▸ DATASET CONTENT
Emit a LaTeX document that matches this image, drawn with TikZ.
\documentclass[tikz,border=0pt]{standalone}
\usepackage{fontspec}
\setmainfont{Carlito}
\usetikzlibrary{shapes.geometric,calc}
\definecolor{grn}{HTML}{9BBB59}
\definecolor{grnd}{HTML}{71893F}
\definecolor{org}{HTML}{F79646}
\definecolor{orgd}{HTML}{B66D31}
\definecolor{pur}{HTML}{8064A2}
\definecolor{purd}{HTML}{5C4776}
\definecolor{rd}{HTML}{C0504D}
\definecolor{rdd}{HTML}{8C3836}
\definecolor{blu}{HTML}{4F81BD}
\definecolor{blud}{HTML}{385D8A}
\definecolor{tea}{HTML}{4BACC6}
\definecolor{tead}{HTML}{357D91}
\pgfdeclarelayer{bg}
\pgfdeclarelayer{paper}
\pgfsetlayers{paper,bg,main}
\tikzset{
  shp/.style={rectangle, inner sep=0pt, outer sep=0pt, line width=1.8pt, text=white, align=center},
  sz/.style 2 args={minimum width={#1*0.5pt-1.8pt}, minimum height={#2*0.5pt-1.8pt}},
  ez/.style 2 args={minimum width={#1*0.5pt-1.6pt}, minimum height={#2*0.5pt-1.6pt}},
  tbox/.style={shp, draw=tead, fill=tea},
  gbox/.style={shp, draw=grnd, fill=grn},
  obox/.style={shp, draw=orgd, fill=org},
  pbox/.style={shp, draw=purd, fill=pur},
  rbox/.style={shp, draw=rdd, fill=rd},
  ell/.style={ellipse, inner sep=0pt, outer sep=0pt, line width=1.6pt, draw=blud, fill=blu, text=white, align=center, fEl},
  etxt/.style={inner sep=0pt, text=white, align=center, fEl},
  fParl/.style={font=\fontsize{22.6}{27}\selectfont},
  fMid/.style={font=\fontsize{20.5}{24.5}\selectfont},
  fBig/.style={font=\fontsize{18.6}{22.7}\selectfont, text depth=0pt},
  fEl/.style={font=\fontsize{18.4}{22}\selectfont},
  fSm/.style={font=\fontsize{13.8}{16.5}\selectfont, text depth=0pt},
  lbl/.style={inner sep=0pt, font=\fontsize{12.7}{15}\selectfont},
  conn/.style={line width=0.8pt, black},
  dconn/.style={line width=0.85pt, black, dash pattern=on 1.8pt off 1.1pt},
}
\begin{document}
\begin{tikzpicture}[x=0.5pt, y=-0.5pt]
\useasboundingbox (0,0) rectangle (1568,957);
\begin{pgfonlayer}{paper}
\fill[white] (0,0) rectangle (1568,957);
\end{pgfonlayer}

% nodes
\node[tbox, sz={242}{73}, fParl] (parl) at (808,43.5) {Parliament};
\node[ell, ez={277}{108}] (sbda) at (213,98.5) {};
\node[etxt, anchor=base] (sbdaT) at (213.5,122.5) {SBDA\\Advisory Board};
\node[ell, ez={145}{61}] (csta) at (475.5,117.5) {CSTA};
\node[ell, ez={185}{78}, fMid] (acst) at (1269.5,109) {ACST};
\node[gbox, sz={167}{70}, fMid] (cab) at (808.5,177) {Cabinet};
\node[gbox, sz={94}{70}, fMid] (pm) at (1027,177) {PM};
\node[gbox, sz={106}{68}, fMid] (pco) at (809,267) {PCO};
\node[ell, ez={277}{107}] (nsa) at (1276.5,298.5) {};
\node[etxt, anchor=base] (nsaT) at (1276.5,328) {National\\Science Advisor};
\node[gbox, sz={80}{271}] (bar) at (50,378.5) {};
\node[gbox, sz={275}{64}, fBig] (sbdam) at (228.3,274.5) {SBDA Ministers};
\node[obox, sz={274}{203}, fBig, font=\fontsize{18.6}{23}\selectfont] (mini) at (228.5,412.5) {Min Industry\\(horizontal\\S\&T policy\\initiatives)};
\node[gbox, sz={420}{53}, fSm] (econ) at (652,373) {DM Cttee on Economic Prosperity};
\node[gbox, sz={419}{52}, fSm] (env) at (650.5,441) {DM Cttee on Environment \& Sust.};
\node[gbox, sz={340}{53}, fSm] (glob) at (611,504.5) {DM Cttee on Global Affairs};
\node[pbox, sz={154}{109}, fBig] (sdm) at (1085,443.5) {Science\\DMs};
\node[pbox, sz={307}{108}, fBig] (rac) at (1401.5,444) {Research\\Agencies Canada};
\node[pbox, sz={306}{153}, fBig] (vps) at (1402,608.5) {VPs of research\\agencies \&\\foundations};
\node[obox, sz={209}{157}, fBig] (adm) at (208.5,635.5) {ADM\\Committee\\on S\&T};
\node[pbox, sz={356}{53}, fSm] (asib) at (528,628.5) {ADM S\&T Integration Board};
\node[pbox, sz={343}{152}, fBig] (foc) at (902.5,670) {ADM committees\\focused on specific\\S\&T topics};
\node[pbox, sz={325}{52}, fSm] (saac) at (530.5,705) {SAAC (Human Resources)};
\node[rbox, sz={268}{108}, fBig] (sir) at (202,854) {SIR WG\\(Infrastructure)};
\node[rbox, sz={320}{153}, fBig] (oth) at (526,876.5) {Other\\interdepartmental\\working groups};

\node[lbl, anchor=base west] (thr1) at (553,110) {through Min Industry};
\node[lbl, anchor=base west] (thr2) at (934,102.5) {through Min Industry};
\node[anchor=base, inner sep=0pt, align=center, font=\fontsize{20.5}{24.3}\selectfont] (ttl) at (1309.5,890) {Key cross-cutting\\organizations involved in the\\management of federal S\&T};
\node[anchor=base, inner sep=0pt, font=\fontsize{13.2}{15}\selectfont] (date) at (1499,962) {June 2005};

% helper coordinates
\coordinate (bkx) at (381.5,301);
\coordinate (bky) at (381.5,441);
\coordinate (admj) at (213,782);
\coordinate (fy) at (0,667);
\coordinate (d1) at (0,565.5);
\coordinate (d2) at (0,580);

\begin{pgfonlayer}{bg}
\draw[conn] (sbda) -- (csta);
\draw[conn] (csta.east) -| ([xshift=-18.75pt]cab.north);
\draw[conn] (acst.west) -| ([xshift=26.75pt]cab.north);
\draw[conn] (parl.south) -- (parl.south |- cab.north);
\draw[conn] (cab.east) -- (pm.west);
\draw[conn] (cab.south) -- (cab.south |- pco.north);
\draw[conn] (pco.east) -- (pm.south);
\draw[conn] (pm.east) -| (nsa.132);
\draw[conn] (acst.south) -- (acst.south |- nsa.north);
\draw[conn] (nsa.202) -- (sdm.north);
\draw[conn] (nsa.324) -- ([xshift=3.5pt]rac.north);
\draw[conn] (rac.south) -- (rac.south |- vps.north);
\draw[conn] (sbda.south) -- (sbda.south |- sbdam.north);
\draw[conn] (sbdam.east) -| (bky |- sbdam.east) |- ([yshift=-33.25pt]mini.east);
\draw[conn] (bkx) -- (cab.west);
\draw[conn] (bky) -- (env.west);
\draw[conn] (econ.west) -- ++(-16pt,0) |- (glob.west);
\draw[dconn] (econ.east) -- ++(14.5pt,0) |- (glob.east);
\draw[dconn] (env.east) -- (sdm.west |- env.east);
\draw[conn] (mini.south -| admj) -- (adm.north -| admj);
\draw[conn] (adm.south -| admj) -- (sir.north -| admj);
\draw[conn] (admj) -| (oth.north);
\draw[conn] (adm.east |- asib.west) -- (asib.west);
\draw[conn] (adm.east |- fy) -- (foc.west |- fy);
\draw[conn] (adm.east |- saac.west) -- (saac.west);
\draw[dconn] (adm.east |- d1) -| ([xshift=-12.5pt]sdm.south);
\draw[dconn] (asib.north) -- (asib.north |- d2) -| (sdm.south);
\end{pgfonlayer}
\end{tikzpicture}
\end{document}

▸ WRITTEN EXERCISE
Would you give the material above again, complete and exact?

▸ OUTPUT FOR THIS EXERCISE
Emit a LaTeX document that matches this image, drawn with TikZ.
\documentclass[tikz,border=0pt]{standalone}
\usepackage{fontspec}
\setmainfont{Carlito}
\usetikzlibrary{shapes.geometric,calc}
\definecolor{grn}{HTML}{9BBB59}
\definecolor{grnd}{HTML}{71893F}
\definecolor{org}{HTML}{F79646}
\definecolor{orgd}{HTML}{B66D31}
\definecolor{pur}{HTML}{8064A2}
\definecolor{purd}{HTML}{5C4776}
\definecolor{rd}{HTML}{C0504D}
\definecolor{rdd}{HTML}{8C3836}
\definecolor{blu}{HTML}{4F81BD}
\definecolor{blud}{HTML}{385D8A}
\definecolor{tea}{HTML}{4BACC6}
\definecolor{tead}{HTML}{357D91}
\pgfdeclarelayer{bg}
\pgfdeclarelayer{paper}
\pgfsetlayers{paper,bg,main}
\tikzset{
  shp/.style={rectangle, inner sep=0pt, outer sep=0pt, line width=1.8pt, text=white, align=center},
  sz/.style 2 args={minimum width={#1*0.5pt-1.8pt}, minimum height={#2*0.5pt-1.8pt}},
  ez/.style 2 args={minimum width={#1*0.5pt-1.6pt}, minimum height={#2*0.5pt-1.6pt}},
  tbox/.style={shp, draw=tead, fill=tea},
  gbox/.style={shp, draw=grnd, fill=grn},
  obox/.style={shp, draw=orgd, fill=org},
  pbox/.style={shp, draw=purd, fill=pur},
  rbox/.style={shp, draw=rdd, fill=rd},
  ell/.style={ellipse, inner sep=0pt, outer sep=0pt, line width=1.6pt, draw=blud, fill=blu, text=white, align=center, fEl},
  etxt/.style={inner sep=0pt, text=white, align=center, fEl},
  fParl/.style={font=\fontsize{22.6}{27}\selectfont},
  fMid/.style={font=\fontsize{20.5}{24.5}\selectfont},
  fBig/.style={font=\fontsize{18.6}{22.7}\selectfont, text depth=0pt},
  fEl/.style={font=\fontsize{18.4}{22}\selectfont},
  fSm/.style={font=\fontsize{13.8}{16.5}\selectfont, text depth=0pt},
  lbl/.style={inner sep=0pt, font=\fontsize{12.7}{15}\selectfont},
  conn/.style={line width=0.8pt, black},
  dconn/.style={line width=0.85pt, black, dash pattern=on 1.8pt off 1.1pt},
}
\begin{document}
\begin{tikzpicture}[x=0.5pt, y=-0.5pt]
\useasboundingbox (0,0) rectangle (1568,957);
\begin{pgfonlayer}{paper}
\fill[white] (0,0) rectangle (1568,957);
\end{pgfonlayer}

% nodes
\node[tbox, sz={242}{73}, fParl] (parl) at (808,43.5) {Parliament};
\node[ell, ez={277}{108}] (sbda) at (213,98.5) {};
\node[etxt, anchor=base] (sbdaT) at (213.5,122.5) {SBDA\\Advisory Board};
\node[ell, ez={145}{61}] (csta) at (475.5,117.5) {CSTA};
\node[ell, ez={185}{78}, fMid] (acst) at (1269.5,109) {ACST};
\node[gbox, sz={167}{70}, fMid] (cab) at (808.5,177) {Cabinet};
\node[gbox, sz={94}{70}, fMid] (pm) at (1027,177) {PM};
\node[gbox, sz={106}{68}, fMid] (pco) at (809,267) {PCO};
\node[ell, ez={277}{107}] (nsa) at (1276.5,298.5) {};
\node[etxt, anchor=base] (nsaT) at (1276.5,328) {National\\Science Advisor};
\node[gbox, sz={80}{271}] (bar) at (50,378.5) {};
\node[gbox, sz={275}{64}, fBig] (sbdam) at (228.3,274.5) {SBDA Ministers};
\node[obox, sz={274}{203}, fBig, font=\fontsize{18.6}{23}\selectfont] (mini) at (228.5,412.5) {Min Industry\\(horizontal\\S\&T policy\\initiatives)};
\node[gbox, sz={420}{53}, fSm] (econ) at (652,373) {DM Cttee on Economic Prosperity};
\node[gbox, sz={419}{52}, fSm] (env) at (650.5,441) {DM Cttee on Environment \& Sust.};
\node[gbox, sz={340}{53}, fSm] (glob) at (611,504.5) {DM Cttee on Global Affairs};
\node[pbox, sz={154}{109}, fBig] (sdm) at (1085,443.5) {Science\\DMs};
\node[pbox, sz={307}{108}, fBig] (rac) at (1401.5,444) {Research\\Agencies Canada};
\node[pbox, sz={306}{153}, fBig] (vps) at (1402,608.5) {VPs of research\\agencies \&\\foundations};
\node[obox, sz={209}{157}, fBig] (adm) at (208.5,635.5) {ADM\\Committee\\on S\&T};
\node[pbox, sz={356}{53}, fSm] (asib) at (528,628.5) {ADM S\&T Integration Board};
\node[pbox, sz={343}{152}, fBig] (foc) at (902.5,670) {ADM committees\\focused on specific\\S\&T topics};
\node[pbox, sz={325}{52}, fSm] (saac) at (530.5,705) {SAAC (Human Resources)};
\node[rbox, sz={268}{108}, fBig] (sir) at (202,854) {SIR WG\\(Infrastructure)};
\node[rbox, sz={320}{153}, fBig] (oth) at (526,876.5) {Other\\interdepartmental\\working groups};

\node[lbl, anchor=base west] (thr1) at (553,110) {through Min Industry};
\node[lbl, anchor=base west] (thr2) at (934,102.5) {through Min Industry};
\node[anchor=base, inner sep=0pt, align=center, font=\fontsize{20.5}{24.3}\selectfont] (ttl) at (1309.5,890) {Key cross-cutting\\organizations involved in the\\management of federal S\&T};
\node[anchor=base, inner sep=0pt, font=\fontsize{13.2}{15}\selectfont] (date) at (1499,962) {June 2005};

% helper coordinates
\coordinate (bkx) at (381.5,301);
\coordinate (bky) at (381.5,441);
\coordinate (admj) at (213,782);
\coordinate (fy) at (0,667);
\coordinate (d1) at (0,565.5);
\coordinate (d2) at (0,580);

\begin{pgfonlayer}{bg}
\draw[conn] (sbda) -- (csta);
\draw[conn] (csta.east) -| ([xshift=-18.75pt]cab.north);
\draw[conn] (acst.west) -| ([xshift=26.75pt]cab.north);
\draw[conn] (parl.south) -- (parl.south |- cab.north);
\draw[conn] (cab.east) -- (pm.west);
\draw[conn] (cab.south) -- (cab.south |- pco.north);
\draw[conn] (pco.east) -- (pm.south);
\draw[conn] (pm.east) -| (nsa.132);
\draw[conn] (acst.south) -- (acst.south |- nsa.north);
\draw[conn] (nsa.202) -- (sdm.north);
\draw[conn] (nsa.324) -- ([xshift=3.5pt]rac.north);
\draw[conn] (rac.south) -- (rac.south |- vps.north);
\draw[conn] (sbda.south) -- (sbda.south |- sbdam.north);
\draw[conn] (sbdam.east) -| (bky |- sbdam.east) |- ([yshift=-33.25pt]mini.east);
\draw[conn] (bkx) -- (cab.west);
\draw[conn] (bky) -- (env.west);
\draw[conn] (econ.west) -- ++(-16pt,0) |- (glob.west);
\draw[dconn] (econ.east) -- ++(14.5pt,0) |- (glob.east);
\draw[dconn] (env.east) -- (sdm.west |- env.east);
\draw[conn] (mini.south -| admj) -- (adm.north -| admj);
\draw[conn] (adm.south -| admj) -- (sir.north -| admj);
\draw[conn] (admj) -| (oth.north);
\draw[conn] (adm.east |- asib.west) -- (asib.west);
\draw[conn] (adm.east |- fy) -- (foc.west |- fy);
\draw[conn] (adm.east |- saac.west) -- (saac.west);
\draw[dconn] (adm.east |- d1) -| ([xshift=-12.5pt]sdm.south);
\draw[dconn] (asib.north) -- (asib.north |- d2) -| (sdm.south);
\end{pgfonlayer}
\end{tikzpicture}
\end{document}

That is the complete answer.